The ideas coming out of the product roadmap are problems to be solved; and we want to make sure we’re shipping the right solution. To be clear, the user experience is paramount but there is another major advantage to this process: cost savings. When the alternative is potentially shipping an unproven feature that customers fail to embrace, design is comparatively cheap.

What a UX team can provide at this stage is a glimpse into multiple potential futures, giving product owners the data they need to move products into the very costly stages of development, sales, training and support.

This is done by designing working prototypes. Not coded proof of concepts, but clickable prototypes that for the most part look and feel like ready to release software. Getting to those prototypes is a multi-disciplinary team effort.

The Discovery Sprint

A great deal has been written on the design process — and design thinking in general, and there are equally many variations in executions. However they all generally follow the phases outlined above. Note that the model illustrated here follows the “Double Diamond” diagram presented by the British Design Council. The phases first diverge (widen out) to explore and then converge to narrow in on a solvable problem/solution.

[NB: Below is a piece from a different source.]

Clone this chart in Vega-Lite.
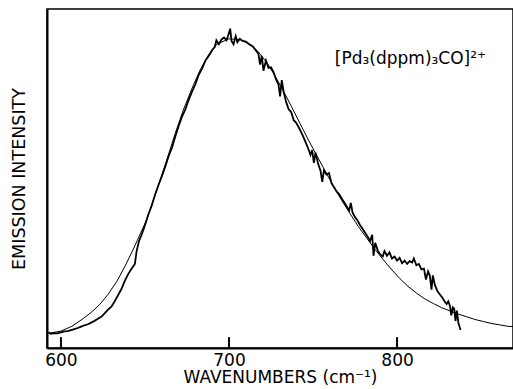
{
  "$schema": "https://vega.github.io/schema/vega-lite/v6.json",
  "width": 466,
  "height": 339,
  "autosize": {"type": "none"},
  "padding": {"left": 47, "top": 9, "right": 0, "bottom": 41},
  "background": "white",
  "config": {
    "view": {"stroke": "black", "strokeWidth": 1.5},
    "axis": {"labelFont": "DejaVu Sans", "titleFont": "DejaVu Sans", "labelColor": "black", "titleColor": "black", "titleFontWeight": "normal", "domainColor": "black", "tickColor": "black", "grid": false}
  },
  "datasets": {
    "observed": [
      {"wn": 592.5, "I": 4.6}, {"wn": 594, "I": 4.2}, {"wn": 596, "I": 4.4}, {"wn": 598, "I": 4.3}, {"wn": 600, "I": 4.6},
      {"wn": 602, "I": 4.9}, {"wn": 604, "I": 5.0}, {"wn": 606, "I": 5.3}, {"wn": 608, "I": 5.6}, {"wn": 610, "I": 5.9},
      {"wn": 612, "I": 6.3}, {"wn": 614, "I": 6.7}, {"wn": 616, "I": 7.0}, {"wn": 618, "I": 7.5}, {"wn": 620, "I": 8.0},
      {"wn": 622, "I": 8.6}, {"wn": 624, "I": 9.2}, {"wn": 626, "I": 10.2}, {"wn": 628, "I": 11.3}, {"wn": 630, "I": 12.2},
      {"wn": 632, "I": 13.8}, {"wn": 634, "I": 15.6}, {"wn": 636, "I": 17.4}, {"wn": 638, "I": 19.8}, {"wn": 640, "I": 21.8},
      {"wn": 642, "I": 23.4}, {"wn": 644, "I": 24.8}, {"wn": 645, "I": 28.5}, {"wn": 646.5, "I": 31.6}, {"wn": 648, "I": 33.4},
      {"wn": 650, "I": 36.2}, {"wn": 652, "I": 39.4}, {"wn": 654, "I": 42.0}, {"wn": 656, "I": 45.2}, {"wn": 658, "I": 48.0},
      {"wn": 660, "I": 50.6}, {"wn": 662, "I": 53.4}, {"wn": 664, "I": 56.5}, {"wn": 666, "I": 59.0}, {"wn": 668, "I": 62.3},
      {"wn": 670, "I": 65.4}, {"wn": 672, "I": 68.2}, {"wn": 674, "I": 70.4}, {"wn": 676, "I": 73.2}, {"wn": 678, "I": 75.6},
      {"wn": 680, "I": 77.8}, {"wn": 682, "I": 80.6}, {"wn": 684, "I": 82.4}, {"wn": 686, "I": 84.8}, {"wn": 688, "I": 86.2},
      {"wn": 690, "I": 87.9}, {"wn": 691.5, "I": 88.8}, {"wn": 692.5, "I": 90.8}, {"wn": 694, "I": 89.6}, {"wn": 695.5, "I": 91.0},
      {"wn": 697, "I": 91.6}, {"wn": 698.5, "I": 90.8}, {"wn": 699.5, "I": 92.2}, {"wn": 700.7, "I": 94.2}, {"wn": 701.5, "I": 90.6},
      {"wn": 702.7, "I": 89.6}, {"wn": 704, "I": 92.0}, {"wn": 705, "I": 90.2}, {"wn": 706.5, "I": 91.2}, {"wn": 708, "I": 90.6},
      {"wn": 710, "I": 90.4}, {"wn": 712, "I": 89.6}, {"wn": 714, "I": 89.0}, {"wn": 716, "I": 87.8}, {"wn": 717.5, "I": 86.8},
      {"wn": 718.5, "I": 83.6}, {"wn": 719.5, "I": 86.2}, {"wn": 720.5, "I": 81.8}, {"wn": 722, "I": 84.8}, {"wn": 723.5, "I": 82.6},
      {"wn": 725, "I": 82.8}, {"wn": 726.5, "I": 81.4}, {"wn": 728, "I": 79.2}, {"wn": 729.5, "I": 77.6}, {"wn": 730.4, "I": 74.2},
      {"wn": 731.4, "I": 79.0}, {"wn": 732.5, "I": 75.6}, {"wn": 734, "I": 72.6}, {"wn": 735.5, "I": 70.4}, {"wn": 737, "I": 69.6},
      {"wn": 738.5, "I": 67.2}, {"wn": 740, "I": 66.4}, {"wn": 742, "I": 64.6}, {"wn": 744, "I": 62.6}, {"wn": 745.5, "I": 60.8},
      {"wn": 747, "I": 59.0}, {"wn": 748.5, "I": 57.0}, {"wn": 749.5, "I": 58.4}, {"wn": 750.5, "I": 54.6}, {"wn": 751.5, "I": 57.6},
      {"wn": 753, "I": 54.4}, {"wn": 754.5, "I": 52.2}, {"wn": 755.5, "I": 49.0}, {"wn": 756.5, "I": 52.4}, {"wn": 758, "I": 51.2},
      {"wn": 759.5, "I": 51.6}, {"wn": 761, "I": 48.6}, {"wn": 762.5, "I": 47.4}, {"wn": 764, "I": 46.2}, {"wn": 765.5, "I": 45.4},
      {"wn": 767, "I": 44.2}, {"wn": 768.5, "I": 43.0}, {"wn": 770, "I": 41.8}, {"wn": 771.5, "I": 40.6}, {"wn": 772.5, "I": 42.8},
      {"wn": 773.5, "I": 40.0}, {"wn": 775, "I": 38.6}, {"wn": 776.5, "I": 37.6}, {"wn": 778, "I": 36.2}, {"wn": 779.5, "I": 35.2},
      {"wn": 781, "I": 34.0}, {"wn": 782.5, "I": 32.8}, {"wn": 784, "I": 31.6}, {"wn": 785.2, "I": 33.4}, {"wn": 786, "I": 27.2},
      {"wn": 787, "I": 31.0}, {"wn": 788.5, "I": 28.8}, {"wn": 790, "I": 27.6}, {"wn": 791.5, "I": 27.0}, {"wn": 792.5, "I": 28.6},
      {"wn": 794, "I": 27.2}, {"wn": 795.5, "I": 28.2}, {"wn": 797, "I": 26.4}, {"wn": 798.5, "I": 27.0}, {"wn": 800, "I": 25.8},
      {"wn": 801.5, "I": 26.6}, {"wn": 803, "I": 25.0}, {"wn": 804.5, "I": 25.8}, {"wn": 806, "I": 24.8}, {"wn": 807.5, "I": 25.6},
      {"wn": 809, "I": 25.2}, {"wn": 810, "I": 26.4}, {"wn": 811.5, "I": 24.4}, {"wn": 813, "I": 24.8}, {"wn": 814.5, "I": 23.2},
      {"wn": 816, "I": 23.4}, {"wn": 817.2, "I": 20.2}, {"wn": 818.5, "I": 22.6}, {"wn": 819.5, "I": 21.4}, {"wn": 820.5, "I": 17.2},
      {"wn": 821.3, "I": 21.4}, {"wn": 822.5, "I": 18.6}, {"wn": 824, "I": 16.8}, {"wn": 825.5, "I": 15.8}, {"wn": 827, "I": 14.8},
      {"wn": 828.5, "I": 13.6}, {"wn": 829.5, "I": 13.0}, {"wn": 830.5, "I": 13.8}, {"wn": 831.5, "I": 12.4}, {"wn": 832.3, "I": 9.6},
      {"wn": 833.2, "I": 12.0}, {"wn": 834, "I": 11.6}, {"wn": 834.8, "I": 8.0}, {"wn": 835.6, "I": 11.0}, {"wn": 836.5, "I": 7.4},
      {"wn": 837.8, "I": 5.3}
    ],
    "fit": [
      {"wn": 593.5, "I": 4.4}, {"wn": 600, "I": 5.0}, {"wn": 606.5, "I": 6.4}, {"wn": 613.3, "I": 8.7}, {"wn": 618, "I": 10.5},
      {"wn": 623.2, "I": 12.9}, {"wn": 628, "I": 15.8}, {"wn": 633.2, "I": 19.6}, {"wn": 638, "I": 24.0}, {"wn": 643.1, "I": 29.2},
      {"wn": 651.0, "I": 37.8}, {"wn": 657, "I": 46.6}, {"wn": 663.0, "I": 55.5}, {"wn": 668, "I": 63.3}, {"wn": 672.8, "I": 70.2},
      {"wn": 678, "I": 76.6}, {"wn": 682.8, "I": 82.0}, {"wn": 688, "I": 86.6}, {"wn": 692.7, "I": 89.6}, {"wn": 699.9, "I": 91.2},
      {"wn": 706.6, "I": 91.0}, {"wn": 712.5, "I": 89.6}, {"wn": 717, "I": 87.6}, {"wn": 722.5, "I": 84.2}, {"wn": 727, "I": 80.6},
      {"wn": 732.4, "I": 75.8}, {"wn": 737, "I": 71.4}, {"wn": 742.3, "I": 66.2}, {"wn": 747, "I": 61.6}, {"wn": 752.2, "I": 56.8},
      {"wn": 757, "I": 52.4}, {"wn": 762.1, "I": 47.8}, {"wn": 767, "I": 43.6}, {"wn": 772.1, "I": 39.6}, {"wn": 777, "I": 35.8},
      {"wn": 782.0, "I": 32.4}, {"wn": 787, "I": 29.0}, {"wn": 791.9, "I": 26.0}, {"wn": 797, "I": 23.0}, {"wn": 801.8, "I": 20.4},
      {"wn": 806.5, "I": 18.2}, {"wn": 811.8, "I": 16.1}, {"wn": 816.5, "I": 14.5}, {"wn": 821.7, "I": 13.1}, {"wn": 826.5, "I": 11.9},
      {"wn": 831.6, "I": 10.9}, {"wn": 836.5, "I": 10.0}, {"wn": 841.5, "I": 9.2}, {"wn": 846.5, "I": 8.4}, {"wn": 851.4, "I": 7.8},
      {"wn": 856.5, "I": 7.2}, {"wn": 861.4, "I": 6.8}, {"wn": 866, "I": 6.4}, {"wn": 869, "I": 6.3}
    ],
    "ticks": [
      {"wn": 600, "I0": 0, "I1": 3.2}, {"wn": 700, "I0": 0, "I1": 3.2}, {"wn": 800, "I0": 0, "I1": 3.2}
    ],
    "label": [
      {"wn": 763, "I": 85.2, "text": "[Pd₃(dppm)₃CO]²⁺"}
    ]
  },
  "layer": [
    {
      "data": {"name": "fit"},
      "mark": {"type": "line", "color": "black", "strokeWidth": 1, "clip": true},
      "encoding": {
        "x": {"field": "wn", "type": "quantitative", "scale": {"domain": [591.7, 869], "nice": false, "zero": false},
          "axis": {"values": [600, 700, 800], "ticks": false, "domainWidth": 2, "labelFontSize": 17, "labelPadding": 4, "title": "WAVENUMBERS (cm⁻¹)", "titleFontSize": 17, "titlePadding": 1, "labelFlush": false}},
        "y": {"field": "I", "type": "quantitative", "scale": {"domain": [0, 100], "nice": false},
          "axis": {"ticks": false, "labels": false, "domainWidth": 2, "title": "EMISSION INTENSITY", "titleFontSize": 17.5, "titlePadding": 19}}
      }
    },
    {
      "data": {"name": "ticks"},
      "mark": {"type": "rule", "color": "black", "strokeWidth": 2},
      "encoding": {
        "x": {"field": "wn", "type": "quantitative"},
        "y": {"field": "I0", "type": "quantitative"},
        "y2": {"field": "I1"}
      }
    },
    {
      "data": {"name": "observed"},
      "mark": {"type": "line", "color": "black", "strokeWidth": 1.8, "strokeJoin": "miter", "clip": true},
      "encoding": {
        "x": {"field": "wn", "type": "quantitative"},
        "y": {"field": "I", "type": "quantitative"}
      }
    },
    {
      "data": {"name": "label"},
      "mark": {"type": "text", "align": "left", "baseline": "middle", "font": "DejaVu Sans", "fontSize": 17, "color": "black"},
      "encoding": {
        "x": {"field": "wn", "type": "quantitative"},
        "y": {"field": "I", "type": "quantitative"},
        "text": {"field": "text"}
      }
    }
  ]
}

Discovery sprints occur well ahead of delivery sprints and as with agile development sprints, a design sprint focuses on a single story. However, depending on the complexity of the problem they may require longer timelines to allow for exploration (4–6 weeks for example). At a minimum, a discovery team includes a product manager and a UX designer. The level of collaboration with stakeholders ranges from regular status updates to collaborative design sessions. Google Ventures has popularized a method of compressing this process into a 5-day sprint. It involves having key stakeholders (including the decision maker) in a room for five days. Unplugging key team members from their day-to-day schedules for a week (and in some cases flying them to a central location) is no simple task — so the 5 day sprint is best reserved for particularly troublesome issues or for kicking off those key strategic initiatives with high visibility.

The Sprint Stages

Understanding the Problem: Discover and Define
A design sprint begins with an understanding of the problem to be solved. In order to arrive at the right solution we need to fully understand all the issues. Discovery is a research phase wherein the team meets with key stakeholders, domain experts and customers to fully understand the entirety of the issues being addressed. With a renewed empathy for the end-user’s unmet needs and a clear understanding of the related technical constraints and business requirements the team can now define the desired outcome for the user — the problem to be solved.

Designing a Solution: Explore and Build
The design team will again widen their focus to explore a wide range of potential solutions to the defined problem. This is the creative paper and whiteboard stage: brainstorm, sketch, debate, sleep on it, try again. Ultimately the team will want to converge back into a testable solution and build a prototype. However, they may not reach a consensus on a single design so rather than continue debating they’ll move forward with multiple prototypes.

Prototype Testing: Permission to Fail
Designers build prototypes to validate ideas (potential solutions) with end-users. Research participants are asked to complete tasks using the prototype; which at this stage should look and feel like working software. A users response will tell us if we’re headed in the right direction: Is it useful, usable and desirable? Yes: move it on to development. No: back to the drawing board.

Remember, ‘no’ isn’t a bad outcome. In fact it may have just saved the company from directing massive budgets into a feature destined for failure. In some ways the design process and a designs teams job is to fail and recover while it’s still cheap to do so. The final stage of the product life-cycle is delivery and the design process weeds out the weak ideas, making sure the company is delivery the right solutions.